Your task => Take the lines of the data below from the very first through the line containing "(a3) at (130,162)" and output them exactly, pictures excluded.

Source excerpt =>
(begin)
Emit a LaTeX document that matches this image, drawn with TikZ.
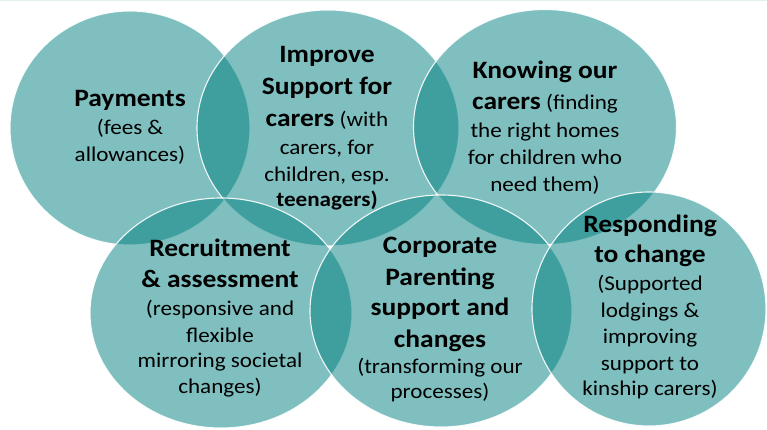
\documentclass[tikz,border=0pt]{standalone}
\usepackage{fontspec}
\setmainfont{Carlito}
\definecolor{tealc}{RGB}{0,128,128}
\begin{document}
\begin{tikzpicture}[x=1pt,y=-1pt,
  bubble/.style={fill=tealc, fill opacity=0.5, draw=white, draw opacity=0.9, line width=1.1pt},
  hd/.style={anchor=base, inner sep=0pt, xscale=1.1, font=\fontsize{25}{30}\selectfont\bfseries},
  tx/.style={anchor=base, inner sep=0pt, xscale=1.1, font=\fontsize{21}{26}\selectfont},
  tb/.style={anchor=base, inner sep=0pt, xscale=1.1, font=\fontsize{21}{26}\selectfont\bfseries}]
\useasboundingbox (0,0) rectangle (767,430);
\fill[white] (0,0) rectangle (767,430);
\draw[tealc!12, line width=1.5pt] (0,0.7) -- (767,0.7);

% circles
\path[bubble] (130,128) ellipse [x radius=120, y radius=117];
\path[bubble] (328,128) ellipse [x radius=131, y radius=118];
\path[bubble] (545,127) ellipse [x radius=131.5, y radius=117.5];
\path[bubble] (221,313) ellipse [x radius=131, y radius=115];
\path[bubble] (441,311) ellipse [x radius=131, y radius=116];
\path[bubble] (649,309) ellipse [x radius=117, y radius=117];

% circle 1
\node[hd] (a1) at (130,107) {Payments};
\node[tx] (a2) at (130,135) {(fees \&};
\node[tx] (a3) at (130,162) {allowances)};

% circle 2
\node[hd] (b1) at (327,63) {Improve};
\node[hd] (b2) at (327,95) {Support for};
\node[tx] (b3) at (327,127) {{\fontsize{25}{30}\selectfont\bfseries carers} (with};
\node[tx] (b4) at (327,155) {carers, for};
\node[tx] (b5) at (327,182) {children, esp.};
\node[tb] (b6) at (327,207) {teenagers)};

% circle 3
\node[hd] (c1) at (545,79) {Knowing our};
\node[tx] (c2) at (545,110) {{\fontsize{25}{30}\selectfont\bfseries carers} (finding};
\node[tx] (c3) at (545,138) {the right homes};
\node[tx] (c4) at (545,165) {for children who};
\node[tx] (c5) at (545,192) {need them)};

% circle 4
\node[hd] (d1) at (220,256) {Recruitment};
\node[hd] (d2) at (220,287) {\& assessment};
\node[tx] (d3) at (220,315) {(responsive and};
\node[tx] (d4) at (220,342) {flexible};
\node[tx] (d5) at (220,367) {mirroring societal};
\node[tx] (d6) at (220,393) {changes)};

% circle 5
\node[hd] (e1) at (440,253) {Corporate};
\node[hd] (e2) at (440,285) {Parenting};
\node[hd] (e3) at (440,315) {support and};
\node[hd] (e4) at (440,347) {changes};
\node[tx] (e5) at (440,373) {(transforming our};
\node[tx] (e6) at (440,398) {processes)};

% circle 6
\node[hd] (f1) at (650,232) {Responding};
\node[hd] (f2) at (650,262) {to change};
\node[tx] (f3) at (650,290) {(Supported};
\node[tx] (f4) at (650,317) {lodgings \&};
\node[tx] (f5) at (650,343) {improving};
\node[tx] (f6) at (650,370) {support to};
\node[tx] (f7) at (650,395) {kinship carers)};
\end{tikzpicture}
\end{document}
(end)
Solution =>
Emit a LaTeX document that matches this image, drawn with TikZ.
\documentclass[tikz,border=0pt]{standalone}
\usepackage{fontspec}
\setmainfont{Carlito}
\definecolor{tealc}{RGB}{0,128,128}
\begin{document}
\begin{tikzpicture}[x=1pt,y=-1pt,
  bubble/.style={fill=tealc, fill opacity=0.5, draw=white, draw opacity=0.9, line width=1.1pt},
  hd/.style={anchor=base, inner sep=0pt, xscale=1.1, font=\fontsize{25}{30}\selectfont\bfseries},
  tx/.style={anchor=base, inner sep=0pt, xscale=1.1, font=\fontsize{21}{26}\selectfont},
  tb/.style={anchor=base, inner sep=0pt, xscale=1.1, font=\fontsize{21}{26}\selectfont\bfseries}]
\useasboundingbox (0,0) rectangle (767,430);
\fill[white] (0,0) rectangle (767,430);
\draw[tealc!12, line width=1.5pt] (0,0.7) -- (767,0.7);

% circles
\path[bubble] (130,128) ellipse [x radius=120, y radius=117];
\path[bubble] (328,128) ellipse [x radius=131, y radius=118];
\path[bubble] (545,127) ellipse [x radius=131.5, y radius=117.5];
\path[bubble] (221,313) ellipse [x radius=131, y radius=115];
\path[bubble] (441,311) ellipse [x radius=131, y radius=116];
\path[bubble] (649,309) ellipse [x radius=117, y radius=117];

% circle 1
\node[hd] (a1) at (130,107) {Payments};
\node[tx] (a2) at (130,135) {(fees \&};
\node[tx] (a3) at (130,162) {allowances)};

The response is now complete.